Thursday 12 June 2014

Cristina de Middel's best shot

Jambo, from the series The Afronauts by Cristina de Middel (www.lademiddel.com/)

In my last post I mentioned Cristina de Middel's 'fictive' photography. Lo and behold, just a few days later she has featured in the Guardian series asking leading photographers for their best shot. And the picture above, from The Afronauts, is the image she picked.

The interview accompanying the photograph is well worth a read because it explains her thinking behind the series. Here she is, depicting the ill-fated Zambian space programme by shooting images in Spain, using a Brazilian model and sometimes incorporating old photos taken in the US and Italy.

But her motivation was to confront prejudice - Africans couldn't possibly consider going to the moon, could they? Well, yes they could. And she wanted to highlight the 'beautiful' attitude of the space programme's leader, Edward Makuka Nkoloso, who 'tried and believed it was possible'.

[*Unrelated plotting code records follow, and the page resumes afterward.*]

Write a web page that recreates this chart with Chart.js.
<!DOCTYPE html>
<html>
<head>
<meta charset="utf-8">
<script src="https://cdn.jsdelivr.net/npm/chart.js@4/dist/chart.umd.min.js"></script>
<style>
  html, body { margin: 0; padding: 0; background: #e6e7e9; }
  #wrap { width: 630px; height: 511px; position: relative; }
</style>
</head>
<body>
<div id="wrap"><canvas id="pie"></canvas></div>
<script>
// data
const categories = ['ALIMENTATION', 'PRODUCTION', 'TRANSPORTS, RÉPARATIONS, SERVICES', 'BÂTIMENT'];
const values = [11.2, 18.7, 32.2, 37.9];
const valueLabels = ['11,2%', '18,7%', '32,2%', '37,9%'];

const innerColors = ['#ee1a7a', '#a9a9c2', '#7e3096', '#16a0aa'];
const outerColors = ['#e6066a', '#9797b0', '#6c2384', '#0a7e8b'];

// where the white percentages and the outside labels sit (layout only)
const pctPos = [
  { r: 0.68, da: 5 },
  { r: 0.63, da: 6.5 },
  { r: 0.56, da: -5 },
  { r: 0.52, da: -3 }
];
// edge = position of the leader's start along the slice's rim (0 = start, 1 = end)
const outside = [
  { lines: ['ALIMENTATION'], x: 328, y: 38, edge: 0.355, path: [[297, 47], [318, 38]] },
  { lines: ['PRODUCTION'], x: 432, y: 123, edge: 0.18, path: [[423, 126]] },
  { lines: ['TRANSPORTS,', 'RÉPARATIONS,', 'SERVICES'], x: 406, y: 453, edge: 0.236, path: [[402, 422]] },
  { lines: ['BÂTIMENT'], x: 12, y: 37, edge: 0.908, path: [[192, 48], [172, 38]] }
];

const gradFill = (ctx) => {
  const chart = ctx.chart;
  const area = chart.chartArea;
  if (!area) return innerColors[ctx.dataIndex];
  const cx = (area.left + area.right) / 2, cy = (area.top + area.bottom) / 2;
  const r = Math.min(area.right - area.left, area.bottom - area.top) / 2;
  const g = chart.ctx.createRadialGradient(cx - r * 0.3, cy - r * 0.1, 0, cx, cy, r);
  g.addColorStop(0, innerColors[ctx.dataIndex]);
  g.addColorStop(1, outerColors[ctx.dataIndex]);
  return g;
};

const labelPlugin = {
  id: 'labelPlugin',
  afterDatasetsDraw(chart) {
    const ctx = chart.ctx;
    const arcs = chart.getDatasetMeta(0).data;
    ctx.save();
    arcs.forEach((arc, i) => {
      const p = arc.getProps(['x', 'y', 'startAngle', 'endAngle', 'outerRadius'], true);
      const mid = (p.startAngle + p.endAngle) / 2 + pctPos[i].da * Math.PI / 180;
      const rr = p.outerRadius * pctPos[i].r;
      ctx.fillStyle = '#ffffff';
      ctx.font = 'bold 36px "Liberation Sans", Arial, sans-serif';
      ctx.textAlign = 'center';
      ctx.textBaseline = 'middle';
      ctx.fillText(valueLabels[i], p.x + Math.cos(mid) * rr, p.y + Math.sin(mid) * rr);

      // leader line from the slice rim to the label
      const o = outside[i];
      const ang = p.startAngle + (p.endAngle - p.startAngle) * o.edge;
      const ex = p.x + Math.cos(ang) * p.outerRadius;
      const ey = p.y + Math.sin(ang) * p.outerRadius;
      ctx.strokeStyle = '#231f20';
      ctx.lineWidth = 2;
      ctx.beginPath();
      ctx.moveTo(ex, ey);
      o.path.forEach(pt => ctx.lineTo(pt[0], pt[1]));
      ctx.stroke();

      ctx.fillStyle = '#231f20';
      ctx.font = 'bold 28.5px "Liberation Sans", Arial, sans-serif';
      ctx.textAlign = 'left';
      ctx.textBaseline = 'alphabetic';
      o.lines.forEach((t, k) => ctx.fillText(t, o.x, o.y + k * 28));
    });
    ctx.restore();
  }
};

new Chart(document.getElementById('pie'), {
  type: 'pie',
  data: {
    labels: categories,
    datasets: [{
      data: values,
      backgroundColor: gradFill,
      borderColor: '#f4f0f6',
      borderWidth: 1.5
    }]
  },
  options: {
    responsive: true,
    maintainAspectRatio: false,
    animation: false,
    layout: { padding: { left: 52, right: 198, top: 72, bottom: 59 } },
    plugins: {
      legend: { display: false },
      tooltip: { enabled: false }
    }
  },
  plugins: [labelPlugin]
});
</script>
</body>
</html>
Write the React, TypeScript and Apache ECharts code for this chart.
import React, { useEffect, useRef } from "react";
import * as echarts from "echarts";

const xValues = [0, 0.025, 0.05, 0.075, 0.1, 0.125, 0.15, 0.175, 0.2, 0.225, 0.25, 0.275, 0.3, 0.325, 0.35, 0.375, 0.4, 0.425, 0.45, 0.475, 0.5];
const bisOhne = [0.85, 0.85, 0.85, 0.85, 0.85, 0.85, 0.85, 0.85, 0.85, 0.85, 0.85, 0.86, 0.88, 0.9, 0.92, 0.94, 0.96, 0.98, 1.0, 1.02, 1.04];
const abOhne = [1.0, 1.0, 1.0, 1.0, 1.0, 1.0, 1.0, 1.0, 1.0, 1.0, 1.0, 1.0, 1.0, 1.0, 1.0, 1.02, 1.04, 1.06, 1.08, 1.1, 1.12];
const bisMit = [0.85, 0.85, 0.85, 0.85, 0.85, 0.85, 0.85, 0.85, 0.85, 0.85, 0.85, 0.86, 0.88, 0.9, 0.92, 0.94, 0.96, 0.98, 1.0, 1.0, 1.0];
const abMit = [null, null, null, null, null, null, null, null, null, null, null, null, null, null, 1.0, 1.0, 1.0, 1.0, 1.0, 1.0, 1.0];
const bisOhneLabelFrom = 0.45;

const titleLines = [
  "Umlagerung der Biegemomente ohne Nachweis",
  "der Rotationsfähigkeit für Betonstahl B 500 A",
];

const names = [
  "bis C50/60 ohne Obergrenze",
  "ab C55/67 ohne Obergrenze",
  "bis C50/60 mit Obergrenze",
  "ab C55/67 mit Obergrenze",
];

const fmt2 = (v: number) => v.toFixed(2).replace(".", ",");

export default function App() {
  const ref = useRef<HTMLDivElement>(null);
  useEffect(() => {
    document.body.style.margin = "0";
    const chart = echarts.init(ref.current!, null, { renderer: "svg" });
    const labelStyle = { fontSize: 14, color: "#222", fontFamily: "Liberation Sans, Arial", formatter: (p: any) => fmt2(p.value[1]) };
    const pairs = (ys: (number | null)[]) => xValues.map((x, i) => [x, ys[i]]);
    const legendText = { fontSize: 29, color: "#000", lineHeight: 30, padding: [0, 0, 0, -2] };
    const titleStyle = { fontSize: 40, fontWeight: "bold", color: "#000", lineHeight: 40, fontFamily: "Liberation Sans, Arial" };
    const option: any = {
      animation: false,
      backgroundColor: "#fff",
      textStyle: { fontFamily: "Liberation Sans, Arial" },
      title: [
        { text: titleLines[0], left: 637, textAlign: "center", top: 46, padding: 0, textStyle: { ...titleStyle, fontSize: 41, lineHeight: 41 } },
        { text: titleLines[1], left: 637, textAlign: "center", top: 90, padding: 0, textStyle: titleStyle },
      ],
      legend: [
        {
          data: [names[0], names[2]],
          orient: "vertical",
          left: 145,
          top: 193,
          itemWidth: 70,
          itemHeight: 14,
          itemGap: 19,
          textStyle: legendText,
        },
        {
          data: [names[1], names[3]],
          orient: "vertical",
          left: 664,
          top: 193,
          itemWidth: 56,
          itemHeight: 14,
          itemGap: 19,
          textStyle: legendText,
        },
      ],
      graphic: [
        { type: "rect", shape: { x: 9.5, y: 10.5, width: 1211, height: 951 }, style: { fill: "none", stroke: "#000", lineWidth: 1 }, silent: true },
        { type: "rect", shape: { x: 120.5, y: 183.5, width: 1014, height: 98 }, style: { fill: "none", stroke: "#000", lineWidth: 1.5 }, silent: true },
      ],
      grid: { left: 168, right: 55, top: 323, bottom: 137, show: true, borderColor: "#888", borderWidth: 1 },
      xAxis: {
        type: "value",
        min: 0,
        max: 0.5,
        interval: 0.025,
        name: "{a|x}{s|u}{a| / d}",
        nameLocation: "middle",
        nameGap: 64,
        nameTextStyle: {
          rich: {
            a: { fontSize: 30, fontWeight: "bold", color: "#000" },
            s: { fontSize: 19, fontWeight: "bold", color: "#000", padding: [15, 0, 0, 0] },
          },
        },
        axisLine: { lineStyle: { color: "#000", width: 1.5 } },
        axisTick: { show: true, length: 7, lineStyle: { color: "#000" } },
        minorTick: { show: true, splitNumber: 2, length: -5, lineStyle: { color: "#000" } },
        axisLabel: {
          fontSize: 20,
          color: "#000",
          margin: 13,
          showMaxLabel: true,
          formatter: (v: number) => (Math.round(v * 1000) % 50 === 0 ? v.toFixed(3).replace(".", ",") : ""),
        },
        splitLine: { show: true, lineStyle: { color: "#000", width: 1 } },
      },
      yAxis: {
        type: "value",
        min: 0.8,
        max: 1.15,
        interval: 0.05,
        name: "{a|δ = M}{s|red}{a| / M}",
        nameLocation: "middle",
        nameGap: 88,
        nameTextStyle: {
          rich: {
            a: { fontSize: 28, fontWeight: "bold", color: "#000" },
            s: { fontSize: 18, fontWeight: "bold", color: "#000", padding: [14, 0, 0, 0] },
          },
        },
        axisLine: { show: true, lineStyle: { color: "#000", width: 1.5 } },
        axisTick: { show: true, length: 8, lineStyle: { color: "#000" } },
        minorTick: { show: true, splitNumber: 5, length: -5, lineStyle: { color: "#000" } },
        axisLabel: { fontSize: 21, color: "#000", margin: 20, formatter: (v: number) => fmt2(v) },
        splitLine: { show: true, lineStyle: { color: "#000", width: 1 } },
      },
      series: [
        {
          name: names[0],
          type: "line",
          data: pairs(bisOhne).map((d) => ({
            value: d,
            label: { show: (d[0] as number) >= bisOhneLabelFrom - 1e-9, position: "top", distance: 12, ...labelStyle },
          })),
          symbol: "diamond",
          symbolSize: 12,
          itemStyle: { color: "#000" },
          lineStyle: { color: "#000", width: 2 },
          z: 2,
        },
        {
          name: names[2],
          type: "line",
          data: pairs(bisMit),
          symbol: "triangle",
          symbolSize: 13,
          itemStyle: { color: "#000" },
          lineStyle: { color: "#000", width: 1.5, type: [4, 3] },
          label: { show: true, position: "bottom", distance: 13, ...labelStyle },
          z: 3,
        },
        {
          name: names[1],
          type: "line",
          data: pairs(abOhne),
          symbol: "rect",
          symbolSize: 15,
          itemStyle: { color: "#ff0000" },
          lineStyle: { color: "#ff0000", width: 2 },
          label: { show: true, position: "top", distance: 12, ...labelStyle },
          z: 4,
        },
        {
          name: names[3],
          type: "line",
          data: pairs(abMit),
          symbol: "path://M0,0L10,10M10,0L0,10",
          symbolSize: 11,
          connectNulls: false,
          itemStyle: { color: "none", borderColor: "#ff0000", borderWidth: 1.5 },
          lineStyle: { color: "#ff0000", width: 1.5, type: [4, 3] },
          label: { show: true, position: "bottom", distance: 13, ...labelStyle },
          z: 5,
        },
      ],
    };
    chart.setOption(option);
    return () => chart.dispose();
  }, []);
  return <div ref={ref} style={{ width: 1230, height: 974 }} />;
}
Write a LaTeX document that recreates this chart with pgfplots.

I have wrestled with this strand of documentary photography for a while, even writing a college essay on the subject. I started out feeling some antipathy towards it because I felt truth was at stake. These are not depictions of actual scenes from history, but a re-staging of what photographers believed to have been the case. De Middel herself actually admits in the Guardian: 'There is very little documentation from this moment in Zambian history, so I had to figure out my own way to tell the story.'

But on the other hand, de Middel is attempting to tell a story no one would ever have known about. And, as she says, she is showing that there is far more to Africa than 'war and suffering'. In a sense, the fine detail is not what matters; communicating the simple fact that Zambia planned to go to the moon gives a refreshing new perspective on an African country. And it makes us westerners rethink our prejudices. I'm sure that can only be a good thing.